I have 2 different storage accounts with same container name. Lets say tenant1 and tenant2 as storage account name with "appdata" as container name in both accounts. I can create and mount both containers to dbfs. But i am unable to read/write dynamically by passing storage account names to the mount point code. since dbfs has mnt/containername as mount point in dbfs, only latest or previously passed storage account's mount point is being referred in databricks. How to achieve my goal here?
Mount points should be static, so you just need to have two different mount points pointing to the correct container, something like this:
/mnt/storage1_appdata
/mnt/storage2_appdata
so if you want your code be dynamic, use the f"/mnt/{storage_name}_appdata"
.
It's not recommended to dynamically remount containers - you can get cryptic errors when you remount mount point while somebody is reading/writing data using it.
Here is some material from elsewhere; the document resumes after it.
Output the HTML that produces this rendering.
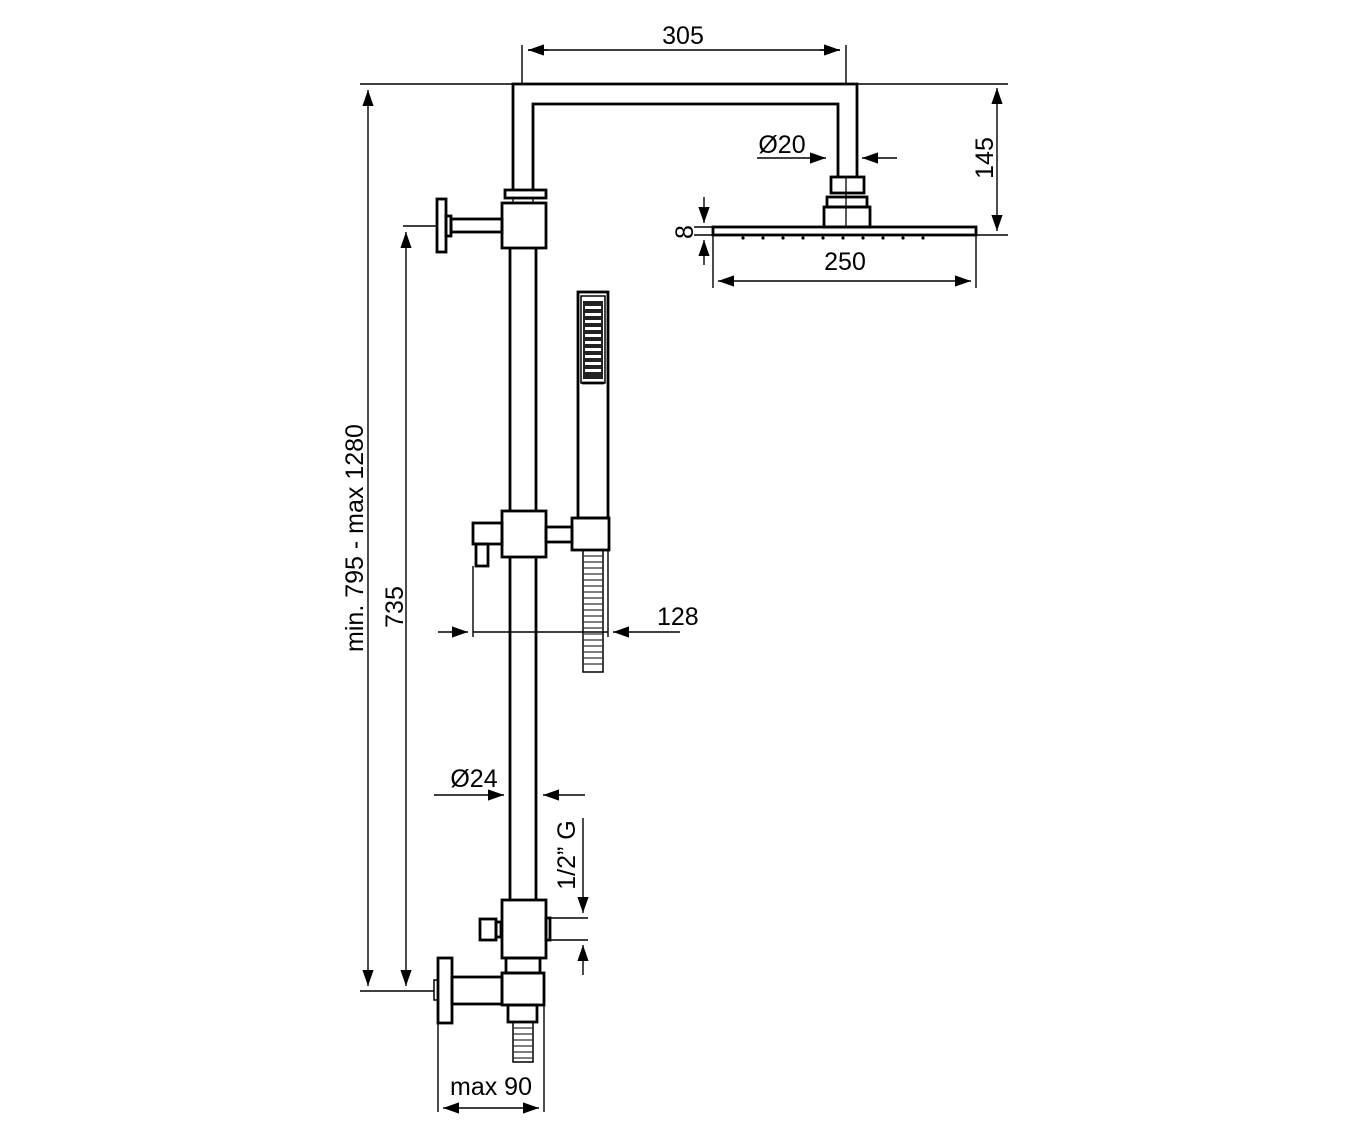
<!DOCTYPE html>
<html><head><meta charset="utf-8"><style>html,body{margin:0;padding:0;background:#fff}svg{display:block}</style></head>
<body>
<svg width="1346" height="1134" viewBox="0 0 1346 1134" xmlns="http://www.w3.org/2000/svg" font-family="Liberation Sans, Arial, sans-serif" font-size="25" fill="none" stroke="#000">
<defs>
<marker id="a" viewBox="0 0 10 10" refX="10" refY="5" markerWidth="16" markerHeight="16" markerUnits="userSpaceOnUse" orient="auto"><path d="M0,1.5 L10,5 L0,8.5 Z" fill="#000" stroke="none"/></marker>
</defs>
<g stroke-width="1.4">
<line x1="360" y1="84" x2="1008" y2="84"/>
<line x1="976" y1="235" x2="1008" y2="235"/>
<line x1="522" y1="45" x2="522" y2="84"/>
<line x1="846" y1="45" x2="846" y2="84"/>
<line x1="403" y1="226" x2="437" y2="226"/>
<line x1="360" y1="991" x2="434" y2="991"/>
<line x1="713" y1="235" x2="713" y2="288"/>
<line x1="976" y1="235" x2="976" y2="288"/>
<line x1="473" y1="566" x2="473" y2="637"/>
<line x1="608" y1="550" x2="608" y2="637"/>
<line x1="438" y1="1023" x2="438" y2="1112"/>
<line x1="544" y1="1005" x2="544" y2="1112"/>
<line x1="694" y1="227" x2="713" y2="227"/>
<line x1="694" y1="235" x2="713" y2="235"/>
<line x1="546" y1="918" x2="588" y2="918"/>
<line x1="546" y1="940" x2="588" y2="940"/>
<line x1="548" y1="50" x2="528" y2="50" marker-end="url(#a)"/>
<line x1="820" y1="50" x2="840" y2="50" marker-end="url(#a)"/>
<line x1="528" y1="50" x2="840" y2="50"/>
<line x1="368" y1="500" x2="368" y2="90" marker-end="url(#a)"/>
<line x1="368" y1="500" x2="368" y2="986" marker-end="url(#a)"/>
<line x1="406" y1="500" x2="406" y2="232" marker-end="url(#a)"/>
<line x1="406" y1="500" x2="406" y2="986" marker-end="url(#a)"/>
<line x1="997" y1="150" x2="997" y2="88" marker-end="url(#a)"/>
<line x1="997" y1="150" x2="997" y2="231" marker-end="url(#a)"/>
<line x1="757" y1="158" x2="826" y2="158" marker-end="url(#a)"/>
<line x1="897" y1="158" x2="862" y2="158" marker-end="url(#a)"/>
<line x1="704" y1="197" x2="704" y2="223" marker-end="url(#a)"/>
<line x1="704" y1="265" x2="704" y2="240" marker-end="url(#a)"/>
<line x1="845" y1="281" x2="718" y2="281" marker-end="url(#a)"/>
<line x1="845" y1="281" x2="971" y2="281" marker-end="url(#a)"/>
<line x1="438" y1="632" x2="468" y2="632" marker-end="url(#a)"/>
<line x1="473" y1="632" x2="608" y2="632"/>
<line x1="680" y1="632" x2="613" y2="632" marker-end="url(#a)"/>
<line x1="434" y1="795" x2="504" y2="795" marker-end="url(#a)"/>
<line x1="585" y1="795" x2="543" y2="795" marker-end="url(#a)"/>
<line x1="583" y1="818" x2="583" y2="913" marker-end="url(#a)"/>
<line x1="583" y1="975" x2="583" y2="945" marker-end="url(#a)"/>
<line x1="491" y1="1108" x2="443" y2="1108" marker-end="url(#a)"/>
<line x1="491" y1="1108" x2="539" y2="1108" marker-end="url(#a)"/>
</g>
<g stroke-width="2.8">
<path d="M513,190 V84 H857 V177"/>
<path d="M533,190 V104 H838 V177"/>
<rect x="505" y="190" width="41" height="8"/>
<rect x="502" y="203" width="44" height="45"/>
<line x1="513" y1="198" x2="513" y2="203" stroke-width="1.3"/>
<line x1="533" y1="198" x2="533" y2="203" stroke-width="1.3"/>
<rect x="437" y="199" width="9" height="53"/>
<rect x="446" y="216" width="5" height="20"/>
<rect x="451" y="219" width="51" height="13"/>
<line x1="510" y1="248" x2="510" y2="511"/>
<line x1="536" y1="248" x2="536" y2="511"/>
<line x1="510" y1="557" x2="510" y2="900"/>
<line x1="536" y1="557" x2="536" y2="900"/>
<rect x="502" y="511" width="44" height="46"/>
<rect x="473" y="523" width="29" height="21"/>
<rect x="476" y="544" width="12" height="22"/>
<rect x="546" y="527" width="26" height="15"/>
<rect x="572" y="518" width="37" height="32"/>
<rect x="578" y="292" width="30" height="226"/>
<rect x="581" y="296" width="24" height="87" stroke-width="1.5"/>
<line x1="582" y1="383" x2="604" y2="383"/>
<rect x="583" y="550" width="20" height="122" stroke-width="1.5"/>
<rect x="831" y="177" width="33" height="16"/>
<rect x="827" y="197" width="40" height="10"/>
<rect x="824" y="207" width="46" height="20"/>
<line x1="846" y1="177" x2="846" y2="227" stroke-width="1.3"/>
<rect x="713" y="227" width="263" height="8"/>
<rect x="502" y="900" width="44" height="58"/>
<rect x="480" y="919" width="16" height="21"/>
<rect x="496" y="922" width="5" height="15"/>
<rect x="546" y="918" width="4" height="22"/>
<rect x="506" y="958" width="34" height="15"/>
<rect x="502" y="973" width="42" height="32"/>
<rect x="452" y="977" width="50" height="27"/>
<rect x="438" y="958" width="14" height="65"/>
<rect x="434" y="980" width="4" height="20" stroke-width="1.5"/>
<rect x="508" y="1005" width="29" height="17"/>
<rect x="513" y="1022" width="20" height="40" stroke-width="1.5"/>
</g>
<rect x="583" y="301" width="20" height="78" fill="#222" stroke="none"/>
<g fill="#fff" stroke="none">
<rect x="585" y="306" width="16" height="3"/><rect x="585" y="313" width="16" height="3"/><rect x="585" y="320" width="16" height="3"/><rect x="585" y="327" width="16" height="3"/><rect x="585" y="334" width="16" height="3"/><rect x="585" y="341" width="16" height="3"/><rect x="585" y="348" width="16" height="3"/><rect x="585" y="355" width="16" height="3"/><rect x="585" y="362" width="16" height="3"/><rect x="585" y="369" width="16" height="3"/>
</g>
<g stroke-width="1.2" stroke="#333">
<path d="M583,556H603M583,562H603M583,568H603M583,574H603M583,580H603M583,586H603M583,592H603M583,598H603M583,604H603M583,610H603M583,616H603M583,622H603M583,628H603M583,634H603M583,640H603M583,646H603M583,652H603M583,658H603M583,664H603"/>
<path d="M513,1028H533M513,1034H533M513,1040H533M513,1046H533M513,1052H533M513,1058H533"/>
</g>
<g fill="#000" stroke="none">
<circle cx="743" cy="238" r="1.6"/><circle cx="763" cy="238" r="1.6"/><circle cx="783" cy="238" r="1.6"/><circle cx="803" cy="238" r="1.6"/><circle cx="823" cy="238" r="1.6"/><circle cx="843" cy="238" r="1.6"/><circle cx="863" cy="238" r="1.6"/><circle cx="883" cy="238" r="1.6"/><circle cx="903" cy="238" r="1.6"/><circle cx="923" cy="238" r="1.6"/>
</g>
<g fill="#000" stroke="none">
<text x="683" y="44" text-anchor="middle">305</text>
<text x="782" y="153" text-anchor="middle">Ø20</text>
<text x="845" y="270" text-anchor="middle">250</text>
<text x="657" y="625">128</text>
<text x="474" y="787" text-anchor="middle">Ø24</text>
<text x="491" y="1095" text-anchor="middle">max 90</text>
<text transform="translate(993,158) rotate(-90)" text-anchor="middle">145</text>
<text transform="translate(693,232) rotate(-90)" text-anchor="middle">8</text>
<text transform="translate(363,538) rotate(-90)" text-anchor="middle">min. 795 - max 1280</text>
<text transform="translate(403,607) rotate(-90)" text-anchor="middle">735</text>
<text transform="translate(575,855) rotate(-90)" text-anchor="middle">1/2” G</text>
</g>
</svg>
</body></html>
Also, you can access ADLS directly if you specify correct configuration for your cluster/job (see doc) - you can even access both containers at the same time, just need to setup configuration for both storage accounts:
spark.conf.set("fs.azure.account.auth.type.<storage-account-name>.dfs.core.windows.net",
"OAuth")
spark.conf.set(
"fs.azure.account.oauth.provider.type.<storage-account-name>.dfs.core.windows.net",
"org.apache.hadoop.fs.azurebfs.oauth2.ClientCredsTokenProvider")
spark.conf.set(
"fs.azure.account.oauth2.client.id.<storage-account-name>.dfs.core.windows.net",
"<application-id>")
spark.conf.set(
"fs.azure.account.oauth2.client.secret.<storage-account-name>.dfs.core.windows.net",
dbutils.secrets.get(scope="<scope-name>",key="<service-credential-key-name>"))
spark.conf.set(
"fs.azure.account.oauth2.client.endpoint.<storage-account-name>.dfs.core.windows.net",
"https://login.microsoftonline.com/<directory-id>/oauth2/token")